Nie pamiętam kiedy ostatni raz , mimo pięknej pogody , z własnej woli zostałam w domu w niedziele… Bo ta pogoda z pięknością dziś poważnie przesadziła i trochę za bardzo przekręciła kurki z temperaturą. Dlatego nie pozostaje nic innego jak zasłonić żaluzje w oknach zrobić mały przeciąg i oglądać igrzyska olimpijskie w Londynie. A około 20, kiedy temperatura spadnie poniżej 35 st C wybrać się na przejażdżkę rowerem. W między czasie zaś pomyśleć trzeba o jakimś obiedzie…
Czy wiecie czym się różni chłodnik litewski od chłodniku podlaskiego? Przejrzałam mnóstwo przepisów w książkach kucharski i Internecie na jeden i drugi i różnicy żadnej nie znajduje.
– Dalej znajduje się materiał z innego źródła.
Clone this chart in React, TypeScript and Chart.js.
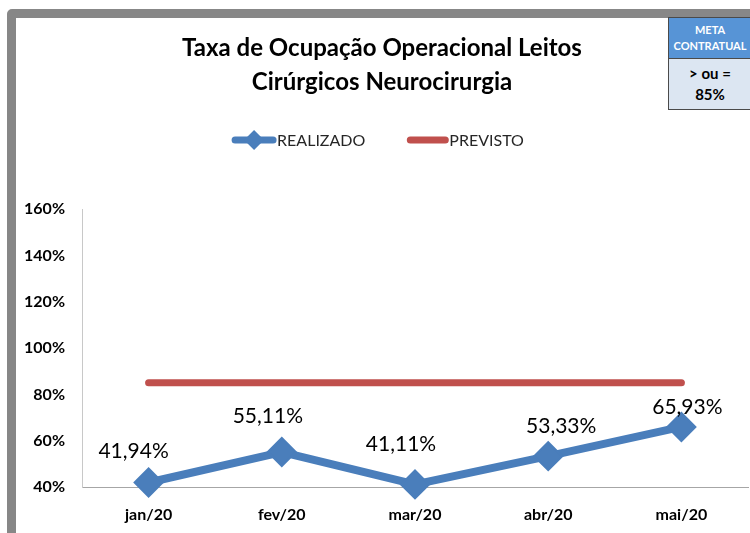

Moja mama robi chłodnik z świeżych ogórków i szczypiorku (bez buraczków), zabielany śmietaną rozrzedzaną wodą, zakwaszany octem jabłkowym. Może to właśnie jest chłodnik podlaski ?Ja w każdym razie nie wiem czy mój jest podlaski czy litewski czy jeszcze jakiś inny. Wiem jedno: kiedy żar sie z nieba leje jedyny słuszny obiad to dobrze schłodzony chłodnik podany z młodymi ziemniaczkami.
Do mojego chłodniku dodaje obowiązkowo młode buraczki (z listkami lub bez), dużo koperku, ogórek małosolny lub kwaszony, czosnek i dobre, zsiadłe mleko lub kefir.
A oto dokładny przepis:
Po prostu chłodnik
500 ml zsiadłego mleka lub kefiru
2 średniej wielkości ugotowane buraki
Pęczek koperku
1 ząbek czosnku
2 ogórki małosolne lub kiszone
Sól, świeżo zmielony pieprz do smaku
1 jajko „0”
Ugotowane buraki i ogórki kroimy w kostkę lub plasterki, koperek drobno siekamy. Wszystko wrzucamy do zsiadłego mleka lub kefiru i mieszamy, doprawiamy do smaku pieprzem i solą oraz wyciśniętym ząbkiem czosnku i sokiem z cytryny. Podajemy z ugotowanym na twardo jajkiem. Smacznego!